賃貸住宅の退去費用の相場はどれくらいなのでしょうか。施設の品質や物件の広さ、入居年数などで大きく違いが出るため、具合な金額を提示することはできませんが、原状回復のガイドラインには「1R~1K程度の間取りなら1万,5000円~2万円程度」という目安が定められているようです。これを基にすれば2LDKの物件の退去費用は3~4万円あたりが相場ということになります。

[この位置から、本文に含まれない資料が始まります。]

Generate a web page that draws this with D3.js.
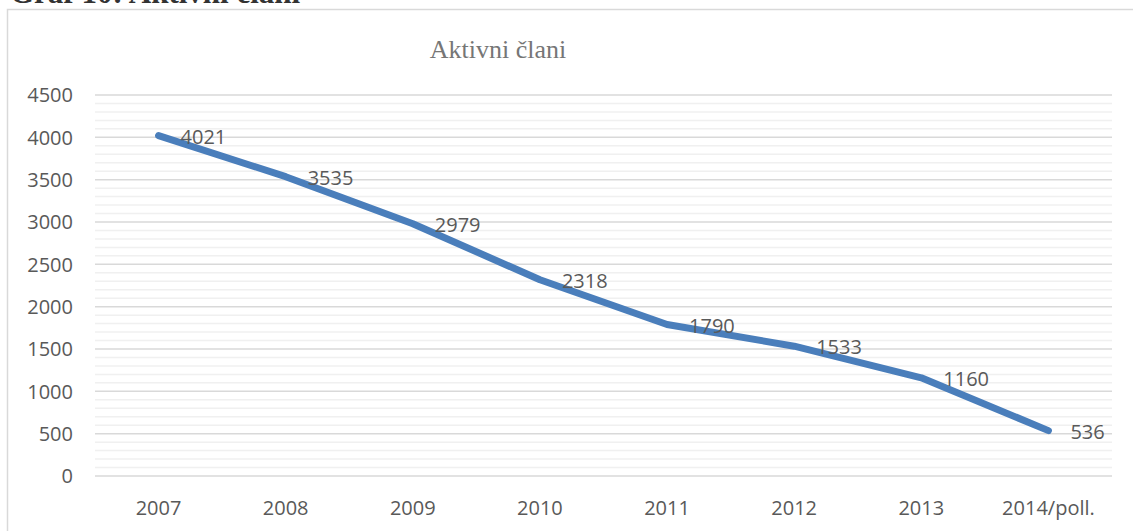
<!DOCTYPE html>
<html>
<head>
<meta charset="utf-8">
<script src="https://cdn.jsdelivr.net/npm/d3@7"></script>
<style>
  body { margin: 0; background: #fff; }
  svg { display: block; }
</style>
</head>
<body>
<svg width="1133" height="531"></svg>
<script>
// data
let years = ["2007", "2008", "2009", "2010", "2011", "2012", "2013", "2014/poll."];
let members = [4021, 3535, 2979, 2318, 1790, 1533, 1160, 536];
let yTicks = [0, 500, 1000, 1500, 2000, 2500, 3000, 3500, 4000, 4500];

let svg = d3.select("svg"),
    width = +svg.attr("width"),
    height = +svg.attr("height");

let plotLeft = 95, plotRight = 1112, plotTop = 95, plotBottom = 476;
let labelColor = "#595959";
let labelFont = "Open Sans, sans-serif";

// caption of the figure, mostly cut off by the top edge
svg.append("text")
    .attr("x", 10)
    .attr("y", 3)
    .attr("font-family", "Liberation Serif, serif")
    .attr("font-weight", "bold")
    .attr("font-size", 31)
    .attr("fill", "#333")
    .text("Graf 10: Aktivni člani");

// chart frame
svg.append("rect")
    .attr("x", 7.5)
    .attr("y", 9.5)
    .attr("width", width)
    .attr("height", height)
    .attr("fill", "none")
    .attr("stroke", "#d9d9d9")
    .attr("stroke-width", 1.5);

let x = d3.scaleBand().domain(years).range([plotLeft, plotRight]);
let y = d3.scaleLinear().domain([0, 4500]).range([plotBottom, plotTop]);

// minor grid every 100
let minor = d3.range(0, 4501, 100).filter(v => v % 500 !== 0);
svg.append("g").selectAll("line")
    .data(minor)
    .enter().append("line")
    .attr("x1", plotLeft).attr("x2", plotRight)
    .attr("y1", d => y(d)).attr("y2", d => y(d))
    .attr("stroke", "#f0f0f0")
    .attr("stroke-width", 1.5);

// major grid
svg.append("g").selectAll("line")
    .data(yTicks)
    .enter().append("line")
    .attr("x1", plotLeft).attr("x2", plotRight)
    .attr("y1", d => y(d)).attr("y2", d => y(d))
    .attr("stroke", "#d9d9d9")
    .attr("stroke-width", 1.5);

// y axis labels
svg.append("g").selectAll("text")
    .data(yTicks)
    .enter().append("text")
    .attr("x", 73)
    .attr("y", d => y(d))
    .attr("dy", "0.36em")
    .attr("text-anchor", "end")
    .attr("font-family", labelFont)
    .attr("font-size", 20)
    .attr("fill", labelColor)
    .text(d => d);

// x axis labels
svg.append("g").selectAll("text")
    .data(years)
    .enter().append("text")
    .attr("x", d => x(d) + x.bandwidth() / 2)
    .attr("y", 515)
    .attr("text-anchor", "middle")
    .attr("font-family", labelFont)
    .attr("font-size", 20)
    .attr("fill", labelColor)
    .text(d => d);

// title
svg.append("text")
    .attr("x", 498)
    .attr("y", 58)
    .attr("text-anchor", "middle")
    .attr("font-family", "Liberation Serif, serif")
    .attr("font-size", 26)
    .attr("fill", "#767676")
    .text("Aktivni člani");

// the line
let line = d3.line()
    .x((d, i) => x(years[i]) + x.bandwidth() / 2)
    .y(d => y(d));

svg.append("path")
    .datum(members)
    .attr("d", line)
    .attr("fill", "none")
    .attr("stroke", "#4a7ebb")
    .attr("stroke-width", 7)
    .attr("stroke-linecap", "round")
    .attr("stroke-linejoin", "round");

// data labels to the right of each point
svg.append("g").selectAll("text")
    .data(members)
    .enter().append("text")
    .attr("x", (d, i) => x(years[i]) + x.bandwidth() / 2 + 22)
    .attr("y", d => y(d) + 1)
    .attr("dy", "0.36em")
    .attr("font-family", labelFont)
    .attr("font-size", 20)
    .attr("fill", labelColor)
    .text(d => d);
</script>
</body>
</html>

退去費用は、敷金からハウスクリーニング費用と修繕費を引いた金額
具体的に計算するなら、敷金から実際のハウスクリーニング費用と、故意で破損させてしまった場所などの修繕費を引いた金額が、基本の退去費用となります。部屋の広さや設備によりクリーニング費用は変わってきますので、概算を出したい場合はこの考え方でおおよその見当がつくのではないでしょうか。
思ったより退去費用がかかりそう…どうすればいい?
退去費用で危機感を覚えたら、自己責任でセルフ修繕にトライしてみるか、退去費用より安く請け負ってくれる業者を探してみるのはどうでしょうか。意外と良心的な価格で原状回復してくれる業者が見つかるかもしれません。
まとめ
賃貸住宅を退去する時に発生する退去費用は、「原状回復」させるための修繕費で大きく変わります。原状回復で借主側が修繕費を負担する範囲は、経年劣化による損耗は含まれず、借主側の故意による傷や雑な使用による損傷があった場合に、修繕費支払いの義務が発生します。
管理会社や仲介業者によっては、本来なら払う必要のない費用をこちらが負担させられてしまう場合もあるため、退去立ち合いの際には納得いくまで説明を受け、しっかりと内容を確認することが大切です。身に覚えのない支払いで泣き寝入りすることにならないよう、あらかじめ基本的な知識をおさえておき、いざという時は貸主側と対等に交渉できるように備えておきましょう。